The couple booked a £3,912 Scandinavian and Russian cruise, including an unlimited drinks package worth £768, with Thomas Cook.
They paid a £300 deposit to Thomas Cook and were sent a booking confirmation by cruise operator, RCL Cruises Limited, which said the balance was due eight weeks before the May 2013 departure. Thomas Cook said it was due 17 weeks before and sent a reminder, but the couple relied on RCL’s booking confirmation as it was in line with other cruises they’d been on.
John went to pay the balance on March 21 and found that Thomas Cook had cancelled the booking two days earlier. It had tried to call them but left no message, and it also didn’t email or write to say what it was going to do.
John and Eileen contacted RCL, which refused to reinstate the holiday, claiming the contract was between the couple and Thomas Cook. It let them rebook, but without the drinks package.
The couple went on the holiday, and complained to RCL and Thomas Cook when they got back. RCL offered £400 in vouchers for a cruise, which they rejected. Thomas Cook didn’t respond.
We advised John and Eileen that their contract was with RCL, not Thomas Cook. They wrote to both saying they intended to make a claim in the county court. RCL said Thomas Cook was at fault, and Thomas Cook failed to respond. The couple claimed for the loss of the drinks package and drinks bought on the cruise. RCL said its conditions were valid and Thomas Cook cancelled the cruise in error. Thomas Cook offered to settle for £1,162 and no further action was taken against RCL.

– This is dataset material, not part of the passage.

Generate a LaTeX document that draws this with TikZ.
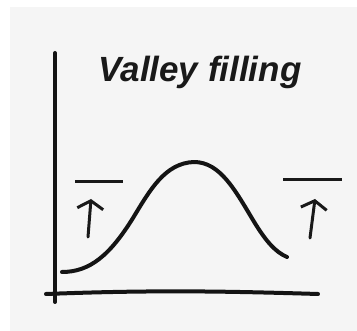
\documentclass[tikz,border=0pt]{standalone}
\usepackage{fontspec}
\setmainfont{Liberation Sans}
\usetikzlibrary{arrows.meta}
\begin{document}
\begin{tikzpicture}[x=1pt,y=-1pt,
  ink/.style={line width=4pt,line cap=round,line join=round,black!92},
  bar/.style={line width=3pt,black!90},
  uparrow/.style={line width=3pt,line cap=round,black!90,-{Straight Barb[length=8pt,width=26pt,line width=3pt]}}]
\useasboundingbox (0,0) rectangle (357,331);
\fill[white] (0,0) rectangle (357,331);
\fill[black!4] (10,7) rectangle (357,331);
% axes
\coordinate (ytop) at (55,53);
\coordinate (origin) at (55,302);
\coordinate (xleft) at (46,294);
\coordinate (xright) at (318,294);
\draw[ink] (ytop) -- (origin);
\draw[ink] (xleft) .. controls (150,290) and (220,291) .. (xright);
% title
\node[font=\bfseries\itshape\fontsize{35}{35}\selectfont,anchor=center,black!90] (title) at (200,72) {Valley filling};
% curve
\draw[ink] (62,272) .. controls (90,272) and (110,255) .. (133,218)
  .. controls (150,190) and (165,163) .. (194,162)
  .. controls (220,162) and (235,190) .. (253,220)
  .. controls (265,240) and (275,252) .. (287,257);
% left marker
\coordinate (lb1) at (75,182); \coordinate (lb2) at (123,182);
\draw[bar] (lb1) -- (lb2);
\coordinate (la1) at (88,237); \coordinate (la2) at (91,199);
\draw[uparrow] (la1) -- (la2);
% right marker
\coordinate (rb1) at (283,180); \coordinate (rb2) at (342,180);
\draw[bar] (rb1) -- (rb2);
\coordinate (ra1) at (310,238); \coordinate (ra2) at (315,199);
\draw[uparrow] (ra1) -- (ra2);
\end{tikzpicture}
\end{document}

Thomas Cook had no right to demand payment outside the conditions of the RCL contract. By cancelling, it breached an implied term in the holiday booking contract. Under The Supply of Goods and Services Act 1982 a service must be provided with reasonable care and skill. It also breached Abta’s code of conduct by failing to respond to the couple. Abta members must acknowledge complaints in 14 days and send a detailed reply, or explain why there’s a delay, within 28 days. See abta.com/about-abta/code-of-conduct.
Which? Legal member Valerie Jackson booked a luxury family holiday to Tunisia to celebrate her husband’s 60th birthday – only for the booking agent to cancel it five days before the flight.

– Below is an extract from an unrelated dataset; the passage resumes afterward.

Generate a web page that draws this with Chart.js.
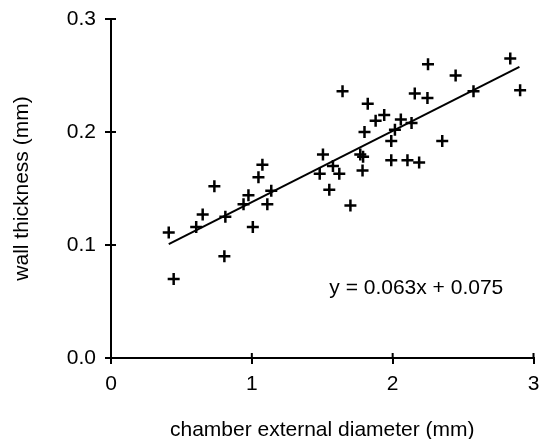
<!DOCTYPE html>
<html>
<head>
<meta charset="utf-8">
<script src="https://cdn.jsdelivr.net/npm/chart.js@4"></script>
<style>
  html, body { margin: 0; padding: 0; background: #fff; }
</style>
</head>
<body>
<canvas id="myChartScatter" width="542" height="439"></canvas>
<script>
// chamber external diameter (mm)
const diameter = [0.41, 0.445, 0.605, 0.651, 0.734, 0.812, 0.805, 0.941, 0.976, 1.007,
  1.047, 1.075, 1.11, 1.138, 1.482, 1.505, 1.55, 1.576, 1.621, 1.644,
  1.70, 1.77, 1.79, 1.786, 1.80, 1.823, 1.879, 1.94, 1.99, 1.99,
  2.016, 2.058, 2.105, 2.134, 2.157, 2.188, 2.247, 2.251, 2.352, 2.447,
  2.574, 2.835, 2.905];
// wall thickness (mm)
const thickness = [0.111, 0.070, 0.116, 0.127, 0.152, 0.125, 0.090, 0.136, 0.144, 0.116,
  0.160, 0.171, 0.136, 0.148, 0.163, 0.180, 0.149, 0.170, 0.163, 0.236,
  0.135, 0.180, 0.178, 0.166, 0.200, 0.225, 0.210, 0.215, 0.192, 0.175,
  0.202, 0.211, 0.175, 0.208, 0.234, 0.173, 0.230, 0.260, 0.192, 0.250,
  0.236, 0.265, 0.237];

// trend line from the equation printed on the chart
const slope = 0.063;
const intercept = 0.075;
const fitFrom = 0.41;
const fitTo = 2.9;

const xTicks = [0, 1, 2, 3];
const yTicks = [0.0, 0.1, 0.2, 0.3];

const points = diameter.map((d, i) => ({ x: d, y: thickness[i] }));
const fitLine = [fitFrom, fitTo].map(d => ({ x: d, y: slope * d + intercept }));
const equation = 'y = ' + slope + 'x + ' + intercept;

Chart.defaults.font.family = '"Liberation Sans", Arial, sans-serif';
Chart.defaults.font.size = 21;
Chart.defaults.color = '#000';

// ticks that cross the axes + the equation label
const extras = {
  id: 'extras',
  afterDraw(chart) {
    const { ctx, scales: { x, y } } = chart;
    ctx.save();
    ctx.strokeStyle = '#000';
    ctx.lineWidth = 2;
    ctx.beginPath();
    x.ticks.forEach(t => {
      const px = x.getPixelForValue(t.value);
      ctx.moveTo(px, y.bottom);
      ctx.lineTo(px, y.bottom - 5);
    });
    y.ticks.forEach(t => {
      const py = y.getPixelForValue(t.value);
      ctx.moveTo(x.left, py);
      ctx.lineTo(x.left + 5, py);
    });
    ctx.stroke();
    ctx.font = '21px "Liberation Sans", Arial, sans-serif';
    ctx.fillStyle = '#000';
    ctx.textAlign = 'left';
    ctx.textBaseline = 'middle';
    ctx.fillText(equation, x.getPixelForValue(1.55), y.getPixelForValue(0.062));
    ctx.restore();
  }
};

const ctx = document.getElementById('myChartScatter');
let graphScatter = new Chart(ctx, {
  type: 'scatter',
  plugins: [extras],
  data: {
    datasets: [{
      label: 'wall thickness',
      data: points,
      pointStyle: 'cross',
      pointRadius: 6,
      pointHoverRadius: 6,
      pointBorderWidth: 2.5,
      borderColor: '#000',
      backgroundColor: '#000'
    }, {
      label: 'fit',
      data: fitLine,
      showLine: true,
      pointRadius: 0,
      borderWidth: 2,
      borderColor: '#000'
    }]
  },
  options: {
    responsive: false,
    animation: false,
    layout: { padding: { left: 0, right: 2, top: 19, bottom: 0 } },
    plugins: { legend: { display: false }, tooltip: { enabled: false } },
    scales: {
      x: {
        type: 'linear',
        min: xTicks[0],
        max: xTicks[xTicks.length - 1],
        afterBuildTicks: s => { s.ticks = xTicks.map(v => ({ value: v })); },
        afterFit: s => { s.height = 81; s.paddingLeft = 0; s.paddingRight = 2; },
        ticks: { padding: 8, callback: v => String(v) },
        grid: { display: true, drawOnChartArea: false, drawTicks: true, tickLength: 6, color: '#000', lineWidth: 2 },
        border: { display: true, color: '#000', width: 2 },
        title: {
          display: true,
          text: 'chamber external diameter (mm)',
          font: { size: 21, lineHeight: 1 },
          padding: { top: 0, bottom: -2 }
        }
      },
      y: {
        type: 'linear',
        min: yTicks[0],
        max: yTicks[yTicks.length - 1],
        afterBuildTicks: s => { s.ticks = yTicks.map(v => ({ value: v })); },
        afterFit: s => { s.width = 111; s.paddingTop = 0; s.paddingBottom = 0; },
        ticks: { padding: 9, callback: v => v.toFixed(1) },
        grid: { display: true, drawOnChartArea: false, drawTicks: true, tickLength: 6, color: '#000', lineWidth: 2 },
        border: { display: true, color: '#000', width: 2 },
        title: {
          display: true,
          text: 'wall thickness (mm)',
          font: { size: 21, lineHeight: 1.2 },
          padding: { top: 10, bottom: 0 }
        }
      }
    }
  }
});
</script>
</body>
</html>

Valerie paid £4,348 to Thomson Holidays for the couple, their three sons and partners to stay for a week at a four-star resort.
When Thomson Holidays said that the trip couldn’t go ahead, she asked it to provide an alternative holiday. She told the company that the family could be flexible on the dates and the airport they flew from. However, Thomson couldn’t provide an appropriate alternative and the cost of the holiday was refunded.
Valerie asked for compensation. The response was a £280 voucher, which she returned saying she expected appropriate compensation.
Valerie spent three months trying to resolve the matter, but a suitable outcome couldn’t be reached, so she contacted Which? Legal for advice.
Our lawyers advised Valerie to give Thomson a final chance to reach an agreement. This prompted a response from the company, although it simply repeated what it had said before.
Which? Legal advised on issuing proceedings for breach of contract, seeking £3,500 damages for the family.
Thomson then offered £1,000 in settlement. After further contacting our lawyers again, Valerie said that she believed Thomson had already had a chance to negotiate, and as such she would seek a decision from the court. Thomson then decided to offer £3,000 plus £73 court fees, which Valerie accepted.
In a breach of contract claim, damages are usually limited to financial loss, such as the cost of a holiday. Compensation for inconvenience isn’t usually recoverable. But if a contract’s purpose is relaxation or enjoyment, you can claim for loss of that enjoyment. In this case the obligation was to provide the holiday, which Thomson failed to do. It’s difficult to put a price on a holiday’s benefit, but the court may take into account how important the occasion was when making an award.